I'd say you have some water in the bevel drive oil. And it is venting from the top of the bevel drive. Change the oil - there is not much of it. And I'd change it twice to get rid or the old oil - run th efirst oil for say 100 miles then change again.
Have you ever tried to mount the seal in a fork upside down? It will not seal at all, it’s designed to seal in one direction… The same goes for the seal in the bevel-drive; oil from the shaft goes slowly right through it.
Believe me I had this problems for months in Sahara (no rivers and no rain) it stopped when I plugged the hole beside the oil-seal in the gearbox.

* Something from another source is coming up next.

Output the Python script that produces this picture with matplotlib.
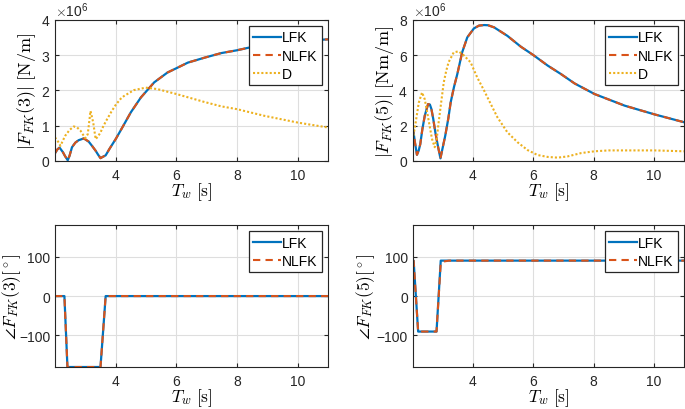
import numpy as np
import matplotlib
matplotlib.use('Agg')
import matplotlib.pyplot as plt
from matplotlib.ticker import ScalarFormatter

# periods [s] and magnitudes (in 1e6)
tw_f3 = [2.0, 2.08, 2.15, 2.26, 2.33, 2.42, 2.48, 2.56, 2.67, 2.78, 2.95, 3.11, 3.22, 3.34, 3.42,
         3.5, 3.58, 3.67, 3.8, 4.0, 4.16, 4.5, 4.83, 5.27, 5.71, 6.0, 6.38, 6.93, 7.48, 8.0,
         8.42, 9.0, 10.0, 11.0]
lfk_f3 = [0.22, 0.33, 0.38, 0.25, 0.14, 0.02, 0.15, 0.39, 0.52, 0.59, 0.64, 0.55, 0.43, 0.29, 0.18,
          0.08, 0.12, 0.16, 0.35, 0.62, 0.86, 1.38, 1.80, 2.23, 2.51, 2.63, 2.79, 2.93, 3.06, 3.14,
          3.22, 3.30, 3.40, 3.45]

tw_d3 = [2.0, 2.1, 2.18, 2.26, 2.34, 2.48, 2.62, 2.73, 2.84, 2.92, 3.0, 3.08, 3.17, 3.26, 3.34,
         3.42, 3.5, 3.6, 3.72, 3.86, 4.0, 4.16, 4.27, 4.6, 4.99, 5.37, 6.0, 6.9, 7.48, 8.0,
         8.91, 10.0, 11.0]
d_f3 = [0.67, 0.55, 0.43, 0.58, 0.72, 0.88, 0.98, 0.95, 0.86, 0.75, 0.65, 0.76, 1.42, 1.09, 0.62,
        0.70, 0.81, 1.00, 1.19, 1.40, 1.59, 1.76, 1.84, 2.01, 2.08, 2.04, 1.90, 1.68, 1.55, 1.47,
        1.28, 1.09, 0.95]

tw_f5 = [2.0, 2.07, 2.14, 2.2, 2.25, 2.32, 2.4, 2.51, 2.57, 2.62, 2.68, 2.75, 2.83, 2.92, 3.0,
         3.08, 3.18, 3.26, 3.37, 3.48, 3.64, 3.81, 4.03, 4.2, 4.37, 4.5, 4.7, 5.14, 5.59, 6.0,
         6.48, 6.92, 7.37, 8.03, 9.03, 10.03, 11.0]
lfk_f5 = [1.95, 1.10, 0.35, 0.60, 0.95, 1.80, 2.57, 3.23, 3.20, 2.95, 2.40, 1.63, 0.90, 0.15, 0.80,
          1.44, 2.40, 3.33, 4.20, 4.93, 6.16, 7.01, 7.52, 7.68, 7.71, 7.70, 7.58, 7.10, 6.48, 6.01,
          5.41, 4.93, 4.40, 3.80, 3.14, 2.64, 2.20]

tw_d5 = [2.0, 2.1, 2.2, 2.31, 2.4, 2.48, 2.56, 2.64, 2.73, 2.8, 2.86, 2.95, 3.03, 3.11, 3.19,
         3.36, 3.52, 3.69, 3.92, 4.14, 4.37, 4.59, 4.81, 5.14, 5.48, 5.81, 6.14, 6.48, 6.81, 7.14,
         7.59, 8.03, 8.5, 9.03, 10.03, 11.0]
d_f5 = [1.20, 2.20, 3.30, 3.89, 3.50, 2.76, 2.00, 1.25, 0.78, 1.30, 2.19, 3.40, 4.46, 5.10, 5.60,
        6.16, 6.22, 6.00, 5.60, 4.74, 3.99, 3.23, 2.48, 1.63, 1.06, 0.62, 0.34, 0.23, 0.19, 0.26,
        0.45, 0.55, 0.60, 0.60, 0.60, 0.55]

# phase [deg]
tw_p3 = [2.0, 2.31, 2.41, 3.50, 3.67, 11.0]
lfk_p3 = [0, 0, -180, -180, 0, 0]
nlfk_p3 = [0, 0, -180, -180, 0, 0]

tw_p5 = [2.0, 2.03, 2.18, 2.79, 2.93, 3.05, 3.2, 11.0]
lfk_p5 = [90, 90, -90, -90, 90, 90, 90, 90]
nlfk_p5 = [90, 90, -90, -90, 84, 88, 90, 90]

plt.rcParams['font.family'] = ['Liberation Sans', 'DejaVu Sans']
plt.rcParams['mathtext.fontset'] = 'cm'
plt.rcParams['xtick.direction'] = 'in'
plt.rcParams['ytick.direction'] = 'in'

blue = (0.0, 0.447, 0.741)
orange = (0.85, 0.325, 0.098)
yellow = (0.929, 0.694, 0.125)
dark = (0.15, 0.15, 0.15)
dash = (0, (3.5, 2.5))

fig = plt.figure(figsize=(6.85, 4.10), dpi=100)
ax1 = fig.add_axes([0.0803, 0.6049, 0.3985, 0.344])
ax2 = fig.add_axes([0.6025, 0.6049, 0.3960, 0.344])
ax3 = fig.add_axes([0.0803, 0.1024, 0.3985, 0.346])
ax4 = fig.add_axes([0.6025, 0.1024, 0.3960, 0.346])

scale = 1e6
ax1.plot(tw_f3, np.array(lfk_f3) * scale, color=blue, lw=1.6, label='LFK')
ax1.plot(tw_f3, np.array(lfk_f3) * scale, color=orange, lw=1.5, ls=dash, label='NLFK')
ax1.plot(tw_d3, np.array(d_f3) * scale, color=yellow, lw=1.5, ls=(0, (1, 1)), label='D')
ax1.set_ylim(0, 4e6)
ax1.set_yticks(np.arange(0, 5) * 1e6)
ax1.set_ylabel(r'$|F_{FK}(3)|\ [\mathrm{N/m}]$', fontsize=13, labelpad=2)

ax2.plot(tw_f5, np.array(lfk_f5) * scale, color=blue, lw=1.6, label='LFK')
ax2.plot(tw_f5, np.array(lfk_f5) * scale, color=orange, lw=1.5, ls=dash, label='NLFK')
ax2.plot(tw_d5, np.array(d_f5) * scale, color=yellow, lw=1.5, ls=(0, (1, 1)), label='D')
ax2.set_ylim(0, 8e6)
ax2.set_yticks(np.arange(0, 9, 2) * 1e6)
ax2.set_ylabel(r'$|F_{FK}(5)|\ [\mathrm{Nm/m}]$', fontsize=13, labelpad=2)

ax3.plot(tw_p3, lfk_p3, color=blue, lw=1.6, label='LFK')
ax3.plot(tw_p3, nlfk_p3, color=orange, lw=1.5, ls=dash, label='NLFK')
ax3.set_ylim(-180, 180)
ax3.set_yticks([-100, 0, 100])
ax3.set_ylabel(r'$\angle F_{FK}(3) [^\circ]$', fontsize=12.5, labelpad=-3)

ax4.plot(tw_p5, lfk_p5, color=blue, lw=1.6, label='LFK')
ax4.plot(tw_p5, nlfk_p5, color=orange, lw=1.5, ls=dash, label='NLFK')
ax4.set_ylim(-180, 180)
ax4.set_yticks([-100, 0, 100])
ax4.set_ylabel(r'$\angle F_{FK}(5) [^\circ]$', fontsize=12.5, labelpad=0)

for ax in [ax1, ax2, ax3, ax4]:
    ax.set_xlim(2, 11)
    ax.set_xticks([4, 6, 8, 10])
    ax.set_xlabel(r'$T_w\ [\mathrm{s}]$', fontsize=12.5, labelpad=-1)
    ax.grid(True, color=(0.87, 0.87, 0.87), lw=0.8)
    ax.set_axisbelow(True)
    ax.tick_params(labelsize=10, colors=dark, top=True, right=True, length=3, width=0.8)
    ax.tick_params(axis='x', pad=5)
    for s in ax.spines.values():
        s.set_color(dark)
        s.set_linewidth(0.8)
    leg = ax.legend(loc='upper right', fontsize=10, handlelength=2.0, handletextpad=0.1,
                    labelspacing=0.3, borderaxespad=0.45, borderpad=0.3, fancybox=False,
                    framealpha=1, edgecolor=dark)
    leg.get_frame().set_linewidth(0.9)

for ax in [ax1, ax2]:
    fmt = ScalarFormatter(useMathText=True)
    fmt.set_powerlimits((0, 0))
    ax.yaxis.set_major_formatter(fmt)
    ax.yaxis.get_offset_text().set_fontsize(10)

fig.savefig('out.png', dpi=100)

It’s also smart to check the breather in the gearbox.
AliBaba has a point which I forgot. Some of the old GS gearboxes do have a triangular opening on the top side of the hole where the seal for the drive shaft is placed.
When fitting a new oil seal, close this small opening with silicon paste.
The reason, why oil from the paralever tunnel can enter the bevel has been said already. The seals just work one way. The seal on the bevel stops the oil from oozing out into the paralever, but does not stop oil oozing into the bevel from the paralever tunnel.
I have the same problem. I stripped the swinging arm on my '91' R100GS to replace the rubber boot on the back of the gearbox(again!) and I released a half litre of oil from the back of the paralever.My gearbox is a recent reconditioned from Motorworks so I assume the gearbox oil seal is not leeking but where else could it come from and my gear oil is going down.I wonder if anyone has any opinions about that new oil seal that is employed at the junction between gearbox and paralever?Not only did BMW take a backward step in introducing a dry shaft but they pop in a revolutionary new oilseal that could be questionable.There was no ergency if a seal was dubious on the wet shaft because the seals where designed to have oil either side the only difference between the two(dry and wet) being ONE extra universal joint.Am I missing something or couldnt BMW have simply introduced this new joint without drying both(the engineers nightmare).Or is it you spend 80 years evolving a vehicle to perfection and then wonder why you never see the afluent purchasers again?Just a thought but annoying when all the rider wants is a 2 wheeler that when water and fuel become a luxury he is not concerned that his steed may have been designed with a wealthy commuter in mind.jem
It was after a BMW-garage (in Oslo) changed the seals my gearbox started to leak into the paralever. I got the job redone in Germany (BMW-garage) and it still leaked. In the end I saw that none of the garages had plugged the hole above the sealing between gearbox and paralever… I would have checked it (and the breathing), it’s also worth checking that the seal is placed the right way (it’s different on a GS and a G/S).
When the paralever was introduced it was filled with oil (2 plugs partno 07 11 9 919 225), and some people still do it. IMHO it’s not a smart solution.